Terror, COVID-19, cholera: northern Mozambique is bleeding from many wounds

“ALMOST WEEKLY, NEW HORROR STORIES FROM MOZAMBIQUE reach Aid to the Church in Need (ACN). Largely unnoticed by the international community, the country is suffering one humanitarian catastrophe after another,” reported Ulrich Kny, project officer for the country in south-eastern Africa at ACN.

Since 2017, Mozambique has been the target of countless attacks by jihadists. The exact objectives pursued by the terrorists are not known; observers suggest a mix of economic, political. and religious interests. On March 10, the US government classified the group as an offshoot of ISIS and a global terrorist organization and imposed sanctions. Given the obscurity of the protagonists and their backers, however, these are unlikely to have much effect. According to US media, eyewitnesses report mass beheadings and unimaginable violence perpetrated against the civilian population.

While jihadist terrorism continues to eat away at the region along the Tanzanian border, thus further increasing refugee misery, the country is currently also being battered by the COVID pandemic. “While the first wave was comparatively mild, the number of infected persons has sky-rocketed since January. It is alarming how the number of deaths has escalated,” the project officer at ACN said. Moreover, cholera is also spreading due to the catastrophic hygienic conditions in the refugee camps, which have no access to clean water.

Kny had a conversation with Sister Aparecida Ramos Queiroz, who is responsible for coordinating the relief projects in the Diocese of Pemba in northern Mozambique. Hundreds of thousands of refugees from the northern parts of the country have found refuge in the capital of the province of Cabo Delgado and its surrounding communities. According to the UN, by late 2020 there were almost 670,000 displaced persons.

Attacks have been carried out in nine of the 17 districts of the province of Cabo Delgado. The violence is directed at the entire community, not just at Christians, reported Sister Aparecida. “Both Muslim and Christian institutions are being attacked. We Christians are not the primary target of the insurgents.”

However, the Church has suffered great losses through the violence, the sister continued. She said that several churches have been destroyed completely; six of the 23 parishes of the Diocese of Pemba are deserted; the situation is so unstable that most of the parish members have fled. Still, a woman religious and a young parochial vicar are still working in one of the abandoned villages of a parish to serve those people who are too poor even to flee.

Uprooted in Cabo Delgado

“In the meantime, the government has started to resettle the refugees from Pemba in other parts of the region.

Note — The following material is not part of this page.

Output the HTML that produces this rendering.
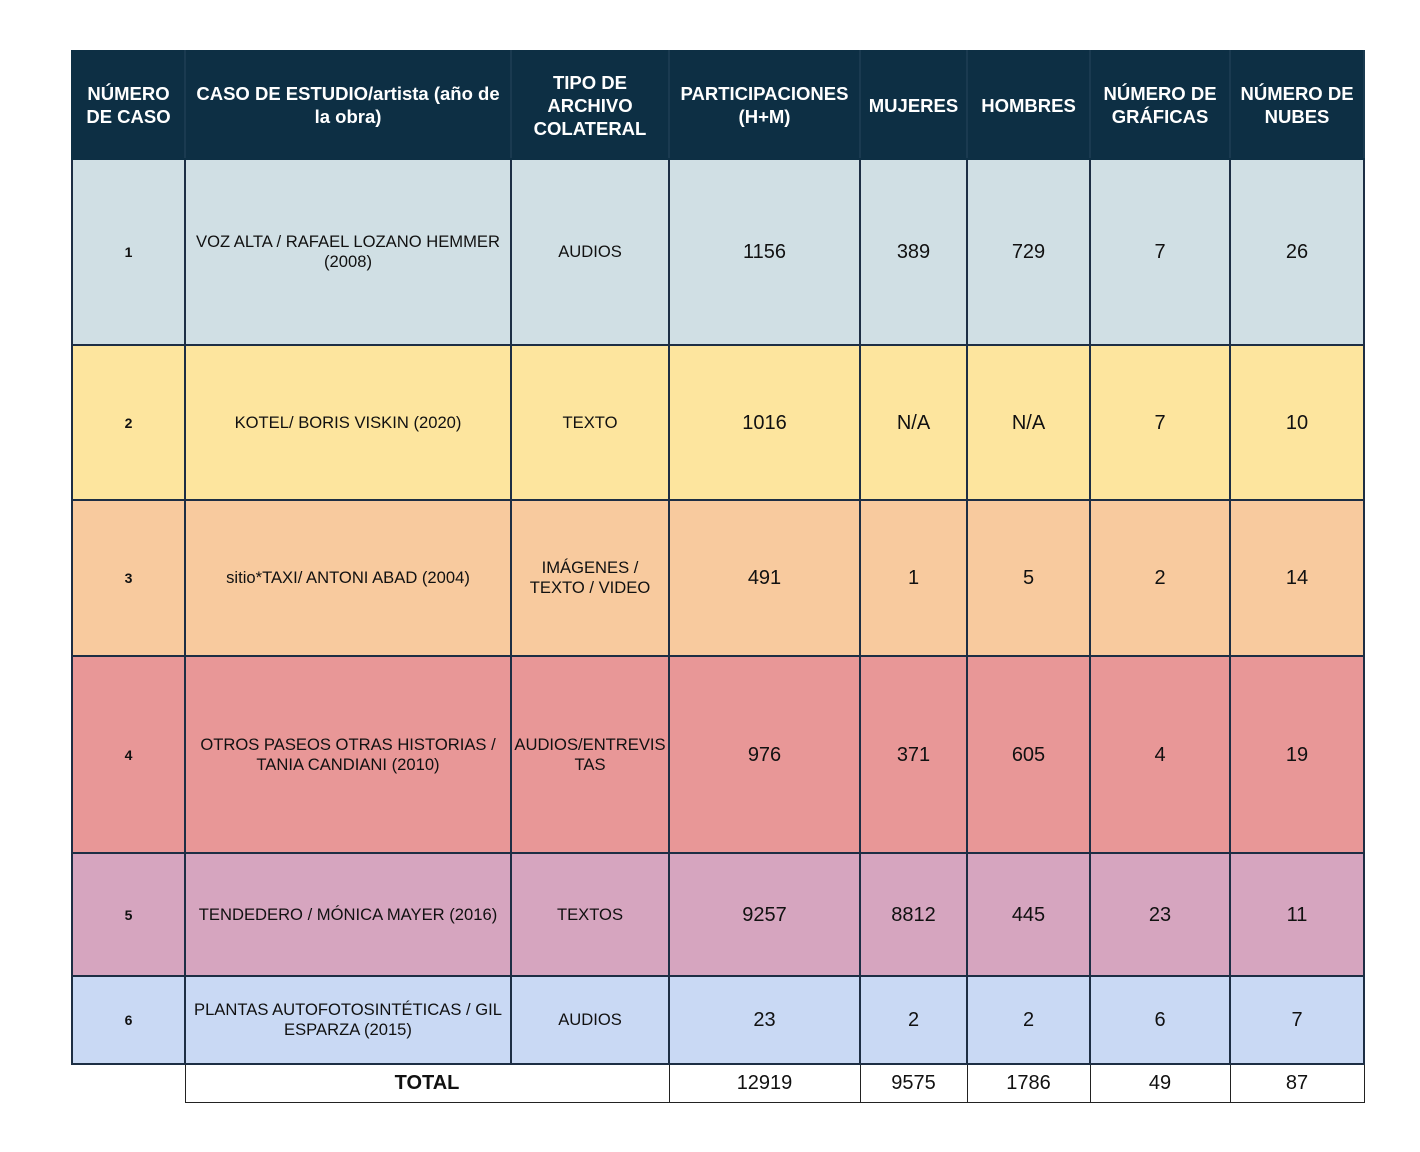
<!DOCTYPE html>
<html><head><meta charset="utf-8"><style>
body{margin:0;background:#fff;width:1420px;height:1152px;overflow:hidden;font-family:"Liberation Sans",Arial,sans-serif;}
table{position:absolute;left:71px;top:50px;border-collapse:collapse;table-layout:fixed;}
td{border:2px solid #1d2e44;text-align:center;vertical-align:middle;padding:0 2px;color:#111;font-size:16.6px;line-height:20px;}
tr.h td{background:#0d2f44;color:#fff;font-weight:bold;font-size:18.5px;line-height:23px;border-color:#0d2f44;border-right-color:#1a3a50;}
td.n{font-weight:bold;font-size:14px;}
td.v{font-size:20px;}
tr.t td{border:1px solid #222;font-size:20px;background:#fff;}
tr.t td.e{border:none;border-top:2px solid #1d2e44;}
</style></head><body>
<table>
<colgroup><col style="width:113px"><col style="width:326px"><col style="width:158px"><col style="width:191px"><col style="width:107px"><col style="width:123px"><col style="width:140px"><col style="width:134px"></colgroup>
<tr class="h" style="height:108px"><td>NÚMERO DE CASO</td><td>CASO DE ESTUDIO/artista (año de la obra)</td><td>TIPO DE ARCHIVO COLATERAL</td><td>PARTICIPACIONES (H+M)</td><td>MUJERES</td><td>HOMBRES</td><td>NÚMERO DE GRÁFICAS</td><td>NÚMERO DE NUBES</td></tr>
<tr style="height:186px;background:#d0dfe4"><td class="n">1</td><td>VOZ ALTA / RAFAEL LOZANO HEMMER (2008)</td><td>AUDIOS</td><td class="v">1156</td><td class="v">389</td><td class="v">729</td><td class="v">7</td><td class="v">26</td></tr>
<tr style="height:155px;background:#fde59e"><td class="n">2</td><td>KOTEL/ BORIS VISKIN (2020)</td><td>TEXTO</td><td class="v">1016</td><td class="v">N/A</td><td class="v">N/A</td><td class="v">7</td><td class="v">10</td></tr>
<tr style="height:156px;background:#f8ca9e"><td class="n">3</td><td>sitio*TAXI/ ANTONI ABAD (2004)</td><td>IMÁGENES /<br>TEXTO / VIDEO</td><td class="v">491</td><td class="v">1</td><td class="v">5</td><td class="v">2</td><td class="v">14</td></tr>
<tr style="height:197px;background:#e89797"><td class="n">4</td><td>OTROS PASEOS OTRAS HISTORIAS / TANIA CANDIANI (2010)</td><td>AUDIOS/ENTREVIS<br>TAS</td><td class="v">976</td><td class="v">371</td><td class="v">605</td><td class="v">4</td><td class="v">19</td></tr>
<tr style="height:123px;background:#d6a5bf"><td class="n">5</td><td>TENDEDERO / MÓNICA MAYER (2016)</td><td>TEXTOS</td><td class="v">9257</td><td class="v">8812</td><td class="v">445</td><td class="v">23</td><td class="v">11</td></tr>
<tr style="height:88px;background:#c9d9f4"><td class="n">6</td><td>PLANTAS AUTOFOTOSINTÉTICAS / GIL ESPARZA (2015)</td><td>AUDIOS</td><td class="v">23</td><td class="v">2</td><td class="v">2</td><td class="v">6</td><td class="v">7</td></tr>
<tr class="t" style="height:38px"><td class="e"></td><td colspan="2" style="font-weight:bold">TOTAL</td><td>12919</td><td>9575</td><td>1786</td><td>49</td><td>87</td></tr>
</table>
</body></html>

Many find shelter with other families, others in new refugee settlements,” Kny said. He explained that most of the priests and sisters who were based in the conflict areas fled together with the parishioners. “They are now trying to continue their pastoral work among the refugees from their parishes there, where they have taken shelter. The local Church workers are supporting them in their work as much as they can.”

ACN has granted $190,000 in emergency aid because, despite international relief efforts, there is an acute scarcity of food and many people are starving. “Thanks to this support, the priests and sisters are able to distribute food to the refugees,” Kny reported. Another project was initiated to provide psychosocial assistance to the refugees, most of whom are severely traumatized after experiencing unimaginable suffering in the terrorist attacks and through their forced displacement. By now, more than 120 pastoral workers and volunteers in Pemba have received psychological training.

ACN also provides subsistence aid for priests and women religious as well as funding for training courses for seminarians and prospective sisters, funding for expansion of Church infrastructure, for Church media work and other projects. Kny said, “The Church in Mozambique is an anchor of hope and charity in a sea of suffering and violence. That is why we have made this country a top priority. Any form of support helps to assuage the suffering of this oppressed and uprooted people.”